Tom was Tom Collins, a psychologist who managed a government camp for migrants near Weedpatch in the Bakersfield area.
To Pascal Covici
[Los Gatos]
[Received March 31, 1939]
Dear Pat:
The books came today [advance copies of
The Grapes of Wrath
] and I am immensely pleased with them. It is a good job. But what with family and relatives I'll have to have about five more copies. Will you send them please and bill me? I really need them to prevent hurt feelings.
I think the way you laid in the Hymn on the end papers is swell. The pageage is less than you contemplated, isn't it? And I'm glad. 850 pages is a frightening length. You know I would like to see the New York reviews. Would you please save them for me? I understand Joe Jackson is going to do it for the Herald Tribune. I'm glad of that. I guess that is all. I just wanted to tell you how much I like the book.
John
 
 
Royalty checks continued to surprise him. “What an awful lot of money,” he wrote Elizabeth Otis on April 17.
 
“I don't think I ever saw so much in one piece before. Well, Carol will squirrel it away for the lean times that are surely coming.”
 
He had been reading reviews:
 
“Do you notice that nearly every reviewer hates the general chapters? They hate to be told anything outright. It should be concealed in the text. Fortunately I'm not writing for reviewers. And other people seem to like the generals. It's interesting. I think probably it is the usual revolt against something they aren't used to.”
 
And next day:
 
“Thanks for the check. I don't expect these things and they are always surprises. The telegrams and telephones—all day long—speak ... speak... speak, like hungry birds. Why the hell do people insist on speaking? The telephone is a thing of horror. And the demands for money—scholarships, memorial prizes. One man wants 47,000 dollars to buy a newspaper which will be liberal—this is supposed to run with a checkbook. Carol turned down the most absurd offer of all yesterday, to write a script in Hollywood. Carol—over the telephone: ‘What the hell would we do with $5,000 a week?
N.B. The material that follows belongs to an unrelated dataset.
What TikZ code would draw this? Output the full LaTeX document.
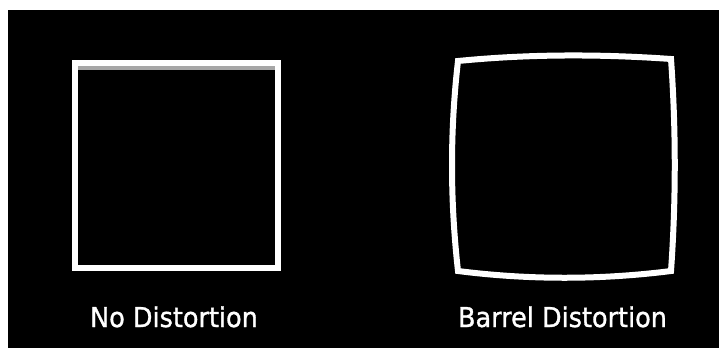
\documentclass[tikz,border=0pt]{standalone}
\usepackage{graphicx}
\usepackage{fontspec}
\newfontfamily\labelfont[FakeBold=1.2]{DejaVu Sans}
\newcommand{\tallcap}[1]{\scalebox{1}[1.07]{#1}}
\begin{document}
\begin{tikzpicture}[x=1pt,y=-1pt,
  frame/.style={draw=white,line width=6pt},
  caption/.style={text=white,font=\labelfont\fontsize{25.5}{28}\selectfont,anchor=base,inner sep=0pt}]
\useasboundingbox (0,0) rectangle (719,348);
\fill[white] (0,0) rectangle (719,348);
\fill[black] (8,10) rectangle (719,348);
% undistorted square
\fill[gray!70] (78,66) rectangle (275,70);
\draw[frame,line join=miter] (75,63) rectangle (278,268);
% barrel distorted square
\draw[frame,line join=miter]
  (458,61) .. controls (529,54) and (600,54) .. (671,59)
  .. controls (676,130) and (676,200) .. (671,271)
  .. controls (600,280) and (529,280) .. (458,271)
  .. controls (450,200) and (450,130) .. cycle;
% captions
\node[caption] (nodist) at (174,327) {\tallcap{No Distortion}};
\node[caption] (barrel) at (562.5,327) {\tallcap{Barrel Distortion}};
\end{tikzpicture}
\end{document}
Don't bother us!' ”
To Carl Wilhelmson
Los Gatos
[June 7, 1939]
Dear Carl:
Of course I'd like to see you. The ranch is wonderful now and I resent any time spent away from it. Cherries are just getting ripe and the vegetable garden is finally supplying food and we make our own butter and cheese and have lots of milk to drink. I bought a cow and a neighbor takes care of it delivering to us three quarts a day which gives us all the cream and butter we can use. It's really pretty fine. And the cow just eats pasturage that would go to waste if she weren't there.
I did a silly thing yesterday, coughed hard and wrenched my back. Down in Salinas there was a man who sneezed and broke his right arm. Everyone laughed to beat hell but his arm was broken just the same. And I get no sympathy about this back either.
I'm glad you like this last book. It was a terrible amount of work. Never worked so hard in my life nor so long before. And I found something I didn't know about and that is exhaustion. I never thought I could get that way. But I found I could.
Our Toby Dog got to thinking too much and one day he just walked away and never came back. The Thoreau of the dog world, I guess. Now we have another dog. A big Dobermann who doesn't think much at all and is much happier for it. Also, having short hair, he doesn't get ticks and burrs.
Yes, please do come down but remember about calling because I would hate to miss you.
affectionately,
john
To Dick Pearce OF THE PRESS CLUB, SAN FRANCISCO
Los Gatos
[June 1939]
Dear Mr. Pearce:
I'm awfully glad of your letter and I wish I could accept your invitation. But I'm working at a job that doesn't let me stay still long enough to accept anything. Thanks just the same. One of the reasons I would like to accept is that I would like to be in the Press Club and not be thrown out. The only time I ever was there I was thrown out. Happened this way. Dick Oliver and I were in shiny evening clothes and no money and no parties and he said he was a member of the Press Club and we could go sit there until our bus left. It was 2:30 A. M. then. And I thanked him and it was raining. So we went in and it was nice and a fire was burning as I remember. But the attendant didn't remember Dick and couldn't find his name on the list of members. He insisted that we go out again and meant it. So we went out. And as you probably know if you've ever been put out of a place, you feel a kind of unpleasant feeling about it and I'd like some time to sit by your fire with that fine feeling that no one was going to toss me out. All this was years ago but Jesus, it was a wet night.
Again thanks for your invitation. I wish I could go.
Sincerely,
John Steinbeck
 
 
By this time film rights to
Of Mice and Men and The Grapes of Wrath
had been sold, and work on the screenplays of both was going forward.
To Elizabeth Otis
Los Gatos
June 22, 1939
Dear Elizabeth:
This whole thing is getting me down and I don't know what to do about it. The telephone never stops ringing, telegrams all the time, fifty to seventy-five letters a day all wanting something. People who won't take no for an answer sending books to be signed. I don't know what to do. Would you mind phoning Viking and telling them not to forward any more letters but to send them to your office? I'll willingly pay for the work to be done but even to handle a part of the letters now would take a full time secretary and I will not get one if it is the last thing I do. Something has to be worked out or I am finished writing. I went south to work and I came back to find Carol just about hysterical. She had just been pushed beyond endurance. There is one possibility and that is that I go out of the country. I thought this thing would die down but it is only getting worse day by day.